I knew when I was 14 my husband would be a world-wide leader to the church. I think the choices Nick has made in his life has prevented him from receiving that blessing. I wonder if he was planning on inviting me to dinner with his sister. Our Poly thing means I know we'd get along great. We have so much in common it would be easy for me to fall hard there. The gospel does not play the central role in his life like it should.
That is why WITH A CLEAR HEAD, I need to decide now I won't spend time with him. Annoying is not easy to get along with. He is as tempermental as me and he He is for the most part but he typically assumes the worst about me when I would never do anything like that to him. I really want to get to know him better but I fail to see how that could happen at all. Heavenly Father didn't yank that job away from me the way he did unless we were meant to have a future. I really believe that although I still have no idea how that's going to come to pass.

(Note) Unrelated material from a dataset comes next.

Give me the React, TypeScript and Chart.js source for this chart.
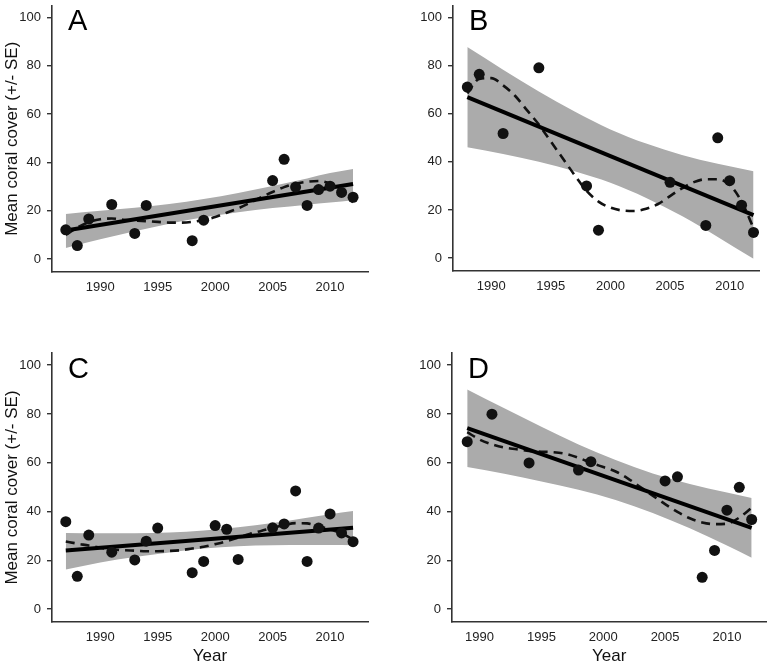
import React, { useEffect, useRef } from "react";
import { Chart, registerables } from "chart.js";

Chart.register(...registerables);

// ---------- Data ----------
const xTickYears = [1990, 1995, 2000, 2005, 2010];
const yTickValues = [0, 20, 40, 60, 80, 100];
const yAxisTitle = "Mean coral cover (+/- SE)";
const xAxisTitle = "Year";

// Panel A
const yearsA = [1987, 1988, 1989, 1991, 1993, 1994, 1998, 1999, 2005, 2006, 2007, 2008, 2009, 2010, 2011, 2012];
const coverA = [12.1, 5.6, 16.6, 22.6, 10.6, 22.2, 7.6, 16.1, 32.5, 41.3, 29.8, 22.2, 28.8, 30.2, 27.6, 25.6];
const fitYearsA = [1987, 2012];
const fitA = [11.8, 31.1];
const bandYearsA = [1987, 1990, 1993, 1996, 1999, 2002, 2005, 2008, 2010, 2012];
const upperA = [18.7, 20.0, 21.3, 22.8, 24.9, 27.4, 30.3, 33.4, 35.6, 37.3];
const lowerA = [4.6, 8.2, 11.5, 14.6, 17.3, 19.4, 21.1, 22.5, 23.4, 24.4];
const loessYearsA = [1987, 1988, 1989, 1990, 1991, 1992, 1993, 1994, 1995, 1996, 1997, 1998, 1999, 2000, 2001, 2002, 2003, 2004, 2005, 2006, 2007, 2008, 2009, 2010, 2011, 2012];
const loessA = [10.0, 13.0, 15.3, 16.5, 16.8, 16.3, 16.0, 15.7, 15.4, 15.1, 15.1, 15.4, 16.2, 17.4, 19.2, 21.0, 23.2, 25.6, 27.8, 29.8, 31.2, 32.0, 32.3, 31.2, 28.6, 23.5];

// Panel B
const yearsB = [1988, 1989, 1991, 1994, 1998, 1999, 2005, 2008, 2009, 2010, 2011, 2012];
const coverB = [71.1, 76.4, 51.8, 79.1, 30.0, 11.6, 31.5, 13.6, 50.0, 32.2, 22.0, 10.7];
const fitYearsB = [1988, 2012];
const fitB = [66.9, 17.9];
const bandYearsB = [1988, 1991, 1994, 1997, 2000, 2003, 2006, 2009, 2012];
const upperB = [87.7, 78.3, 69.3, 60.9, 53.5, 47.6, 42.9, 39.2, 36.1];
const lowerB = [46.1, 43.3, 40.1, 36.1, 31.3, 25.0, 17.5, 8.8, -0.3];
const loessYearsB = [1988, 1989, 1990, 1991, 1992, 1993, 1994, 1995, 1996, 1997, 1998, 1999, 2000, 2001, 2002, 2003, 2004, 2005, 2006, 2007, 2008, 2009, 2010, 2011, 2012];
const loessB = [68.5, 74.5, 74.8, 71.8, 67.5, 61.5, 55.5, 48.5, 41.5, 34.5, 28.0, 23.5, 21.0, 19.8, 19.6, 20.5, 22.5, 25.8, 29.0, 31.6, 32.8, 32.8, 30.5, 23.5, 12.5];

// Panel C
const yearsC = [1987, 1988, 1989, 1991, 1993, 1994, 1995, 1998, 1999, 2000, 2001, 2002, 2005, 2006, 2007, 2008, 2009, 2010, 2011, 2012];
const coverC = [35.8, 13.4, 30.3, 23.3, 20.1, 27.8, 33.2, 14.9, 19.5, 34.2, 32.7, 20.3, 33.3, 34.9, 48.4, 19.5, 33.2, 39.0, 31.2, 27.6];
const fitYearsC = [1987, 2012];
const fitC = [24.0, 33.3];
const bandYearsC = [1987, 1990, 1993, 1996, 1999, 2002, 2005, 2008, 2010, 2012];
const upperC = [31.2, 31.1, 31.1, 31.4, 32.2, 33.5, 35.3, 37.4, 38.9, 40.2];
const lowerC = [16.2, 19.1, 21.3, 23.2, 24.8, 25.7, 26.1, 26.2, 26.2, 26.1];
const loessYearsC = [1987, 1988, 1989, 1990, 1991, 1992, 1993, 1994, 1995, 1996, 1997, 1998, 1999, 2000, 2001, 2002, 2003, 2004, 2005, 2006, 2007, 2008, 2009, 2010, 2011, 2012];
const loessC = [27.7, 26.8, 26.0, 25.1, 24.4, 24.1, 23.9, 23.7, 23.7, 23.8, 24.1, 24.8, 25.5, 26.6, 27.8, 29.3, 30.8, 32.0, 33.3, 34.4, 35.2, 35.1, 34.0, 32.6, 31.0, 28.5];

// Panel D
const yearsD = [1989, 1991, 1994, 1998, 1999, 2005, 2006, 2008, 2009, 2010, 2011, 2012];
const coverD = [68.6, 79.9, 59.9, 57.0, 60.4, 52.5, 54.2, 13.0, 24.0, 40.5, 49.9, 36.7];
const fitYearsD = [1989, 2012];
const fitD = [74.2, 33.3];
const bandYearsD = [1989, 1992, 1995, 1998, 2001, 2004, 2007, 2010, 2012];
const upperD = [90.0, 82.3, 74.7, 67.5, 61.1, 55.6, 51.3, 47.8, 45.5];
const lowerD = [58.2, 55.5, 52.3, 48.9, 44.7, 39.4, 33.1, 26.0, 21.0];
const loessYearsD = [1989, 1990, 1991, 1992, 1993, 1994, 1995, 1996, 1997, 1998, 1999, 2000, 2001, 2002, 2003, 2004, 2005, 2006, 2007, 2008, 2009, 2010, 2011, 2012];
const loessD = [72.5, 69.5, 67.5, 66.2, 65.5, 64.8, 64.5, 64.3, 63.6, 62.0, 60.0, 58.2, 56.4, 53.5, 50.0, 46.5, 43.0, 39.8, 37.2, 35.5, 34.8, 35.0, 37.5, 41.5];

// ---------- Helpers ----------
const FONT = '"Liberation Sans", Arial, Helvetica, sans-serif';
const pts = (xs: number[], ys: number[]) => xs.map((x, i) => ({ x, y: ys[i] }));

type PanelProps = {
  letter: string;
  left: number;
  top: number;
  width: number;
  height: number;
  yWidth: number;
  xHeight: number;
  padTop: number;
  padRight: number;
  xMin: number;
  xMax: number;
  showYTitle: boolean;
  showXTitle: boolean;
  years: number[];
  cover: number[];
  fitYears: number[];
  fit: number[];
  bandYears: number[];
  upper: number[];
  lower: number[];
  loessYears: number[];
  loess: number[];
};

function Panel(p: PanelProps) {
  const ref = useRef<HTMLCanvasElement | null>(null);

  useEffect(() => {
    if (!ref.current) return;
    const annotate = {
      id: "annotate" + p.letter,
      afterDraw(chart: any) {
        const { ctx, chartArea: ca } = chart;
        ctx.save();
        ctx.fillStyle = "#000";
        ctx.textBaseline = "alphabetic";
        ctx.textAlign = "left";
        ctx.font = `29px ${FONT}`;
        ctx.fillText(p.letter, ca.left + 16, ca.top + 24.5);
        if (p.showYTitle) {
          ctx.save();
          ctx.translate(17, (ca.top + ca.bottom) / 2);
          ctx.rotate(-Math.PI / 2);
          ctx.textAlign = "center";
          ctx.font = `17px ${FONT}`;
          ctx.fillStyle = "#111";
          ctx.fillText(yAxisTitle, 0, 0);
          ctx.restore();
        }
        if (p.showXTitle) {
          ctx.textAlign = "center";
          ctx.font = `17px ${FONT}`;
          ctx.fillStyle = "#111";
          ctx.fillText(xAxisTitle, (ca.left + ca.right) / 2, chart.height - 4);
        }
        ctx.restore();
      },
    };

    const chart = new Chart(ref.current, {
      type: "line",
      data: {
        datasets: [
          {
            label: "upper",
            data: pts(p.bandYears, p.upper),
            borderColor: "rgba(0,0,0,0)",
            borderWidth: 0,
            pointRadius: 0,
            backgroundColor: "#ababab",
            fill: "+1",
            cubicInterpolationMode: "monotone",
            order: 4,
          },
          {
            label: "lower",
            data: pts(p.bandYears, p.lower),
            borderColor: "rgba(0,0,0,0)",
            borderWidth: 0,
            pointRadius: 0,
            fill: false,
            cubicInterpolationMode: "monotone",
            order: 5,
          },
          {
            label: "loess",
            data: pts(p.loessYears, p.loess),
            borderColor: "#111",
            borderWidth: 2.6,
            borderDash: [9, 6],
            pointRadius: 0,
            fill: false,
            cubicInterpolationMode: "monotone",
            order: 2,
          },
          {
            label: "fit",
            data: pts(p.fitYears, p.fit),
            borderColor: "#000",
            borderWidth: 4,
            pointRadius: 0,
            fill: false,
            order: 1,
          },
          {
            label: "cover",
            data: pts(p.years, p.cover),
            showLine: false,
            pointRadius: 5.5,
            pointBackgroundColor: "#111",
            pointBorderWidth: 0,
            borderColor: "#111",
            order: 0,
          },
        ],
      },
      options: {
        animation: false,
        responsive: false,
        maintainAspectRatio: false,
        layout: { padding: { top: p.padTop, right: p.padRight, left: 0, bottom: 0 } },
        plugins: { legend: { display: false }, tooltip: { enabled: false } },
        scales: {
          x: {
            type: "linear",
            min: p.xMin,
            max: p.xMax,
            grid: { display: true, drawOnChartArea: false, drawTicks: false, color: "#333" },
            border: { display: true, color: "#333", width: 1.6 },
            ticks: {
              autoSkip: false,
              padding: 8,
              color: "#222",
              font: { family: FONT, size: 13 },
              callback: (v: any) => String(v),
            },
            afterBuildTicks: (scale: any) => {
              scale.ticks = xTickYears.map((v) => ({ value: v }));
            },
            afterFit: (scale: any) => {
              scale.height = p.xHeight;
              scale.paddingLeft = 0;
              scale.paddingRight = 0;
              scale.paddingTop = 0;
              scale.paddingBottom = 0;
            },
          },
          y: {
            type: "linear",
            min: -5.35,
            max: 105,
            grid: { display: true, drawOnChartArea: false, drawTicks: true, tickLength: 5, color: "#333", lineWidth: 1.4 },
            border: { display: true, color: "#333", width: 1.6 },
            ticks: {
              autoSkip: false,
              padding: 6,
              color: "#222",
              font: { family: FONT, size: 13 },
              callback: (v: any) => String(v),
            },
            afterBuildTicks: (scale: any) => {
              scale.ticks = yTickValues.map((v) => ({ value: v }));
            },
            afterFit: (scale: any) => {
              scale.width = p.yWidth;
              scale.paddingLeft = 0;
              scale.paddingRight = 0;
              scale.paddingTop = 0;
              scale.paddingBottom = 0;
            },
          },
        },
      },
      plugins: [annotate],
    } as any);
    return () => chart.destroy();
  }, []);

  return (
    <canvas
      ref={ref}
      width={p.width}
      height={p.height}
      style={{ position: "absolute", left: p.left, top: p.top, width: p.width, height: p.height }}
    />
  );
}

export default function App() {
  return (
    <div style={{ position: "absolute", left: 0, top: 0, width: 772, height: 665, background: "#fff", overflow: "hidden" }}>
      <Panel
        letter="A" left={0} top={0} width={386} height={300}
        yWidth={52} xHeight={28} padTop={4} padRight={18}
        xMin={1985.8} xMax={2013.3} showYTitle={true} showXTitle={false}
        years={yearsA} cover={coverA} fitYears={fitYearsA} fit={fitA}
        bandYears={bandYearsA} upper={upperA} lower={lowerA}
        loessYears={loessYearsA} loess={loessA}
      />
      <Panel
        letter="B" left={386} top={0} width={386} height={300}
        yWidth={67} xHeight={29} padTop={4} padRight={13}
        xMin={1986.8} xMax={2012.46} showYTitle={false} showXTitle={false}
        years={yearsB} cover={coverB} fitYears={fitYearsB} fit={fitB}
        bandYears={bandYearsB} upper={upperB} lower={lowerB}
        loessYears={loessYearsB} loess={loessB}
      />
      <Panel
        letter="C" left={0} top={300} width={386} height={365}
        yWidth={52} xHeight={43} padTop={53} padRight={18}
        xMin={1985.8} xMax={2013.3} showYTitle={true} showXTitle={true}
        years={yearsC} cover={coverC} fitYears={fitYearsC} fit={fitC}
        bandYears={bandYearsC} upper={upperC} lower={lowerC}
        loessYears={loessYearsC} loess={loessC}
      />
      <Panel
        letter="D" left={386} top={300} width={386} height={365}
        yWidth={66} xHeight={43} padTop={53} padRight={4}
        xMin={1987.77} xMax={2013.2} showYTitle={false} showXTitle={true}
        years={yearsD} cover={coverD} fitYears={fitYearsD} fit={fitD}
        bandYears={bandYearsD} upper={upperD} lower={lowerD}
        loessYears={loessYearsD} loess={loessD}
      />
    </div>
  );
}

My drinks are in the car for dinner tonight. I haven't eaten yet but I'm going to pray and break my fast when I'm done with this. Dinner is at 6pm tonight. Those Hawaii boys Ben and Teancum are in my dinner group tonight along with Cindy and Darcy. It sounds like a fun group of 10 people. Cindy's in my dinner group too. I'm pretty sure she has a thing for annoying. I like her a lot but yeah NOOO!!! It would be nice to see him however even if he comes because she invited him. If I see him tonight I will really know it's meant to be. Too much? Maybe, I don't think so.